* _TASK PROMPT_
Your task is to retype the lines from the opening of the material through the line that includes "1,2,3,4,5,6,7,8,9,10,11,12,13,14,15,16,17];". Do not copy the pictures.

* _DATA_
>> Start

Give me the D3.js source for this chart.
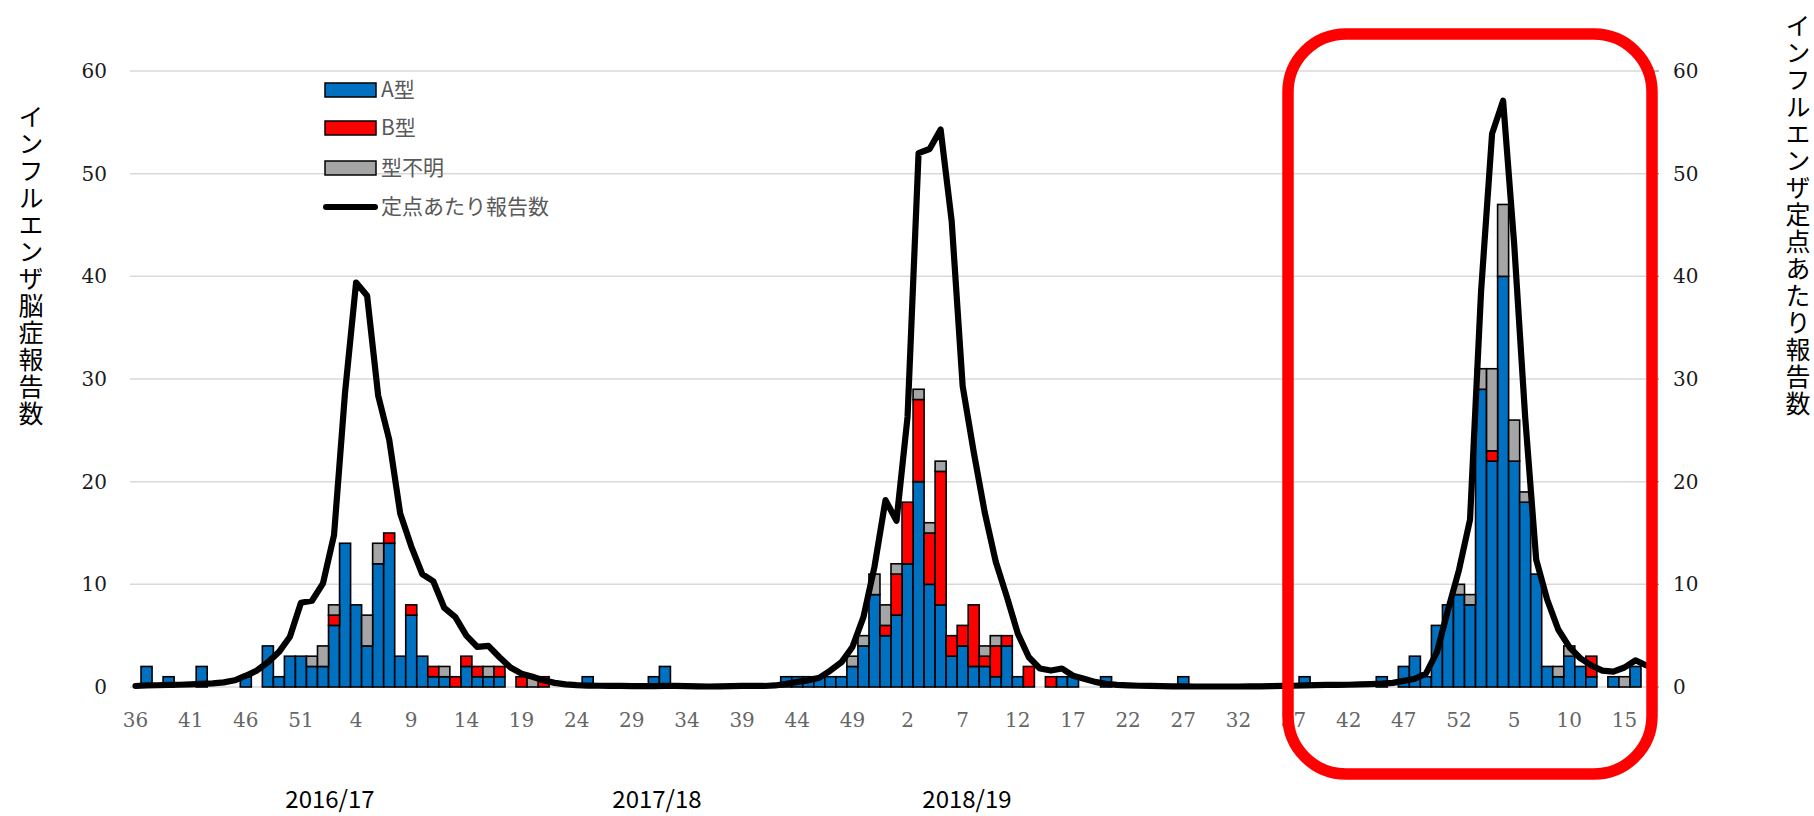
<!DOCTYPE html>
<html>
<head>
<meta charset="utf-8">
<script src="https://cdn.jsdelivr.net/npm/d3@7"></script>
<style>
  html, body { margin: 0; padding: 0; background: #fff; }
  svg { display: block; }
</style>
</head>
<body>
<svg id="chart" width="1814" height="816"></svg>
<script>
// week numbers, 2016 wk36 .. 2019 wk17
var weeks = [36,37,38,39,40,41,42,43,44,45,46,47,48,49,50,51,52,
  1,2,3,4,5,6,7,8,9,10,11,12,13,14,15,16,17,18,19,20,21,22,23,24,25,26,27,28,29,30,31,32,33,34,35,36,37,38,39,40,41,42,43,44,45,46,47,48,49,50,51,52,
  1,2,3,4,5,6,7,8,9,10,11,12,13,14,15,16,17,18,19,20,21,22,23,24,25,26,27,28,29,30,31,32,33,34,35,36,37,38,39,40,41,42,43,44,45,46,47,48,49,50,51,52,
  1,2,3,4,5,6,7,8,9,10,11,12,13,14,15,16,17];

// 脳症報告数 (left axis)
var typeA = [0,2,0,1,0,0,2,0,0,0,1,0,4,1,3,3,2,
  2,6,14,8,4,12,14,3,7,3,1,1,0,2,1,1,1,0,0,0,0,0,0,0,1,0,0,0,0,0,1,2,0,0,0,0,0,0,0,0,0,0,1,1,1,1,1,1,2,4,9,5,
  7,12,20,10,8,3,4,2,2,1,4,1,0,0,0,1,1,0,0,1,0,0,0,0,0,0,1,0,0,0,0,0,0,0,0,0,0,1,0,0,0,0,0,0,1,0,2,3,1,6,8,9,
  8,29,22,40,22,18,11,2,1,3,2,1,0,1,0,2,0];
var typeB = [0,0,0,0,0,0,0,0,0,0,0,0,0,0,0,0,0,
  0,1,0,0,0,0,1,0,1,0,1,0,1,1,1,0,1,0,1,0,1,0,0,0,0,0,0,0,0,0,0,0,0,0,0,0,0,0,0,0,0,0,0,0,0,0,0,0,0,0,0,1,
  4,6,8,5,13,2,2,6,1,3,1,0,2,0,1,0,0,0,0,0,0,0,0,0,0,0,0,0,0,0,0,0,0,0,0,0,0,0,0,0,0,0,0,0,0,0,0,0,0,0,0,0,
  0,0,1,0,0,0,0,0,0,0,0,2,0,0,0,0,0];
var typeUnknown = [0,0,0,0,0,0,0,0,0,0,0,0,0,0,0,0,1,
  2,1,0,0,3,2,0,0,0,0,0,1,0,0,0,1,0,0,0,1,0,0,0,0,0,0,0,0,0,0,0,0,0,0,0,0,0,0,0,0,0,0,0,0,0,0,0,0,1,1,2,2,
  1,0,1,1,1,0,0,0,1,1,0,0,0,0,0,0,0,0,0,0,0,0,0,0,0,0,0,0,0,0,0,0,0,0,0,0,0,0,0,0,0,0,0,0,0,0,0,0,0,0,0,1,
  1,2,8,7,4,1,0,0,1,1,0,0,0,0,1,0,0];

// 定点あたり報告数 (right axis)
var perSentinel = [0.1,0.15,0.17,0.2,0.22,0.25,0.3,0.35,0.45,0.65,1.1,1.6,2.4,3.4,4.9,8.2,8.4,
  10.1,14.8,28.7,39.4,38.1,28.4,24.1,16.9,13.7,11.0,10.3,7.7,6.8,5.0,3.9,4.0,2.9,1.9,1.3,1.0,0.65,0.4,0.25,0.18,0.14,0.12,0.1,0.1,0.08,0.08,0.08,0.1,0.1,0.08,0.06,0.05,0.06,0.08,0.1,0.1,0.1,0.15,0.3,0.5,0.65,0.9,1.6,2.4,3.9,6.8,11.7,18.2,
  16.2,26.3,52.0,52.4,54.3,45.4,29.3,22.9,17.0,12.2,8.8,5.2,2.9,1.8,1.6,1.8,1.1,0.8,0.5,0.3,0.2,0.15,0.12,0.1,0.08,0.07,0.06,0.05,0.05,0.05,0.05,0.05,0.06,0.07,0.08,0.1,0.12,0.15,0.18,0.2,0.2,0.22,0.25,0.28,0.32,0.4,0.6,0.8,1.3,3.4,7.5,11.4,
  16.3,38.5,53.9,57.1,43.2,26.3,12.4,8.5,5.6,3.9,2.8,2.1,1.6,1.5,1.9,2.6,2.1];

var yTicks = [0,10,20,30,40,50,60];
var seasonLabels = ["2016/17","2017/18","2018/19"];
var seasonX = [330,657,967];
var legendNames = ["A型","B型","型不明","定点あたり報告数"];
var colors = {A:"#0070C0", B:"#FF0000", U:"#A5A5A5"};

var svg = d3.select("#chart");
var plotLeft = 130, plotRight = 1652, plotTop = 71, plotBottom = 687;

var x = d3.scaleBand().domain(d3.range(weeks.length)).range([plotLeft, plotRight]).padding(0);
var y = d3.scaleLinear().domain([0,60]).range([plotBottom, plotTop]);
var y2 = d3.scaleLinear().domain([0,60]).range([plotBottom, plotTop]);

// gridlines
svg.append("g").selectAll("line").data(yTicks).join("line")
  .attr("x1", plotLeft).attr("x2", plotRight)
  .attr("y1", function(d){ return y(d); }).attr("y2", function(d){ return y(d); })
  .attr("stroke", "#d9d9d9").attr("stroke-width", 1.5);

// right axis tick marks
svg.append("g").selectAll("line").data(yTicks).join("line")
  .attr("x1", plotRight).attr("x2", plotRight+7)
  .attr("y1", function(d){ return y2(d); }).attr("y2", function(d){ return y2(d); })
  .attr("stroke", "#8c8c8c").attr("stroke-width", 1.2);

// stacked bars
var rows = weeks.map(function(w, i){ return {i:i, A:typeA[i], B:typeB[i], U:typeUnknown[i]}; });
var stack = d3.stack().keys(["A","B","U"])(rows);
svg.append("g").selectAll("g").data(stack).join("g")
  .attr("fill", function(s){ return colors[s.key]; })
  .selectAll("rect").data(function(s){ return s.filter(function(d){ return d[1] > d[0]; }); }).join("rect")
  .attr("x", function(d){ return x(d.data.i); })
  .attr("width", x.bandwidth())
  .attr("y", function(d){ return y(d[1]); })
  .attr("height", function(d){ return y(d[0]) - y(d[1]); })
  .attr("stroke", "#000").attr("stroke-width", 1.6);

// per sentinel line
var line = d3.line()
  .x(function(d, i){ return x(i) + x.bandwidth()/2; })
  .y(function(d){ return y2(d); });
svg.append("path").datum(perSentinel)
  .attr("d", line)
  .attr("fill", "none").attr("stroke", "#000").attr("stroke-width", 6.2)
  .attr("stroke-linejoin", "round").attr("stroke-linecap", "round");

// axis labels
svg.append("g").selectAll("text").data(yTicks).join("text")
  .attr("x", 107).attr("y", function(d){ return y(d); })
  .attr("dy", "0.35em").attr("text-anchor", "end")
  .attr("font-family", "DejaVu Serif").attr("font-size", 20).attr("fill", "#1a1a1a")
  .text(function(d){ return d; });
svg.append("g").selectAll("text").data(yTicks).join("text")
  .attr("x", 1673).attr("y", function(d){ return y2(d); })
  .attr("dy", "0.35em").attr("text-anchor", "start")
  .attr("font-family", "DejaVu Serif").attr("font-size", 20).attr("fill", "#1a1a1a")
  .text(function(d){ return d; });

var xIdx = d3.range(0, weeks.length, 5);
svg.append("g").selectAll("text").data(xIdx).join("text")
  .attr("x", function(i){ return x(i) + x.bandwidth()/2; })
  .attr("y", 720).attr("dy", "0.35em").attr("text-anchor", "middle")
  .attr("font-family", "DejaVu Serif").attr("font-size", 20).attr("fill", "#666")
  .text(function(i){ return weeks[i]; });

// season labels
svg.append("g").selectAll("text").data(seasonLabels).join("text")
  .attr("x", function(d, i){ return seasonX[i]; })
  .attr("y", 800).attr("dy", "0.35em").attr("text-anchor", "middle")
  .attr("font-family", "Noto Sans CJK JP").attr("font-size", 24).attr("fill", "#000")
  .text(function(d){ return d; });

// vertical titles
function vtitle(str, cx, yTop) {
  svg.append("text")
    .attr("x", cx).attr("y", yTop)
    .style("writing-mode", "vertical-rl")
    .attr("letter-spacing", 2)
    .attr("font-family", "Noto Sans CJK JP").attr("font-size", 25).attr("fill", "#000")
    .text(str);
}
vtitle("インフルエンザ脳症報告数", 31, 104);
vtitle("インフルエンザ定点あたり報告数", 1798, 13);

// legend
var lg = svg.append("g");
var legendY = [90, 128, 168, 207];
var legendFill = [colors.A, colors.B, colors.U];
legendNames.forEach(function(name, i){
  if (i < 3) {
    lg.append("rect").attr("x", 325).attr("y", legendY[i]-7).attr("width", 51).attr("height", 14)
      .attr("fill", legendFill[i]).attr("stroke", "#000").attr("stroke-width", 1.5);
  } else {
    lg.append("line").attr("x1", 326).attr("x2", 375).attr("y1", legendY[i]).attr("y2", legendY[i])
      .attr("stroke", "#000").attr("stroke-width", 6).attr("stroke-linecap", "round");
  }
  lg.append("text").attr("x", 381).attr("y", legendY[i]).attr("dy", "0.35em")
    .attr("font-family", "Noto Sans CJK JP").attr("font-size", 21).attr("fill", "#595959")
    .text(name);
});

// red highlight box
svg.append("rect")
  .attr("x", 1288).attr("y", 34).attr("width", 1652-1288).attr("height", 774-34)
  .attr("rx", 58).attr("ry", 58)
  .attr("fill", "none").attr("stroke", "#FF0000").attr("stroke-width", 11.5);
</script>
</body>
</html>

>> End

* _ANSWER TO THE PROBLEM_
Give me the D3.js source for this chart.
<!DOCTYPE html>
<html>
<head>
<meta charset="utf-8">
<script src="https://cdn.jsdelivr.net/npm/d3@7"></script>
<style>
  html, body { margin: 0; padding: 0; background: #fff; }
  svg { display: block; }
</style>
</head>
<body>
<svg id="chart" width="1814" height="816"></svg>
<script>
// week numbers, 2016 wk36 .. 2019 wk17
var weeks = [36,37,38,39,40,41,42,43,44,45,46,47,48,49,50,51,52,
  1,2,3,4,5,6,7,8,9,10,11,12,13,14,15,16,17,18,19,20,21,22,23,24,25,26,27,28,29,30,31,32,33,34,35,36,37,38,39,40,41,42,43,44,45,46,47,48,49,50,51,52,
  1,2,3,4,5,6,7,8,9,10,11,12,13,14,15,16,17,18,19,20,21,22,23,24,25,26,27,28,29,30,31,32,33,34,35,36,37,38,39,40,41,42,43,44,45,46,47,48,49,50,51,52,
  1,2,3,4,5,6,7,8,9,10,11,12,13,14,15,16,17];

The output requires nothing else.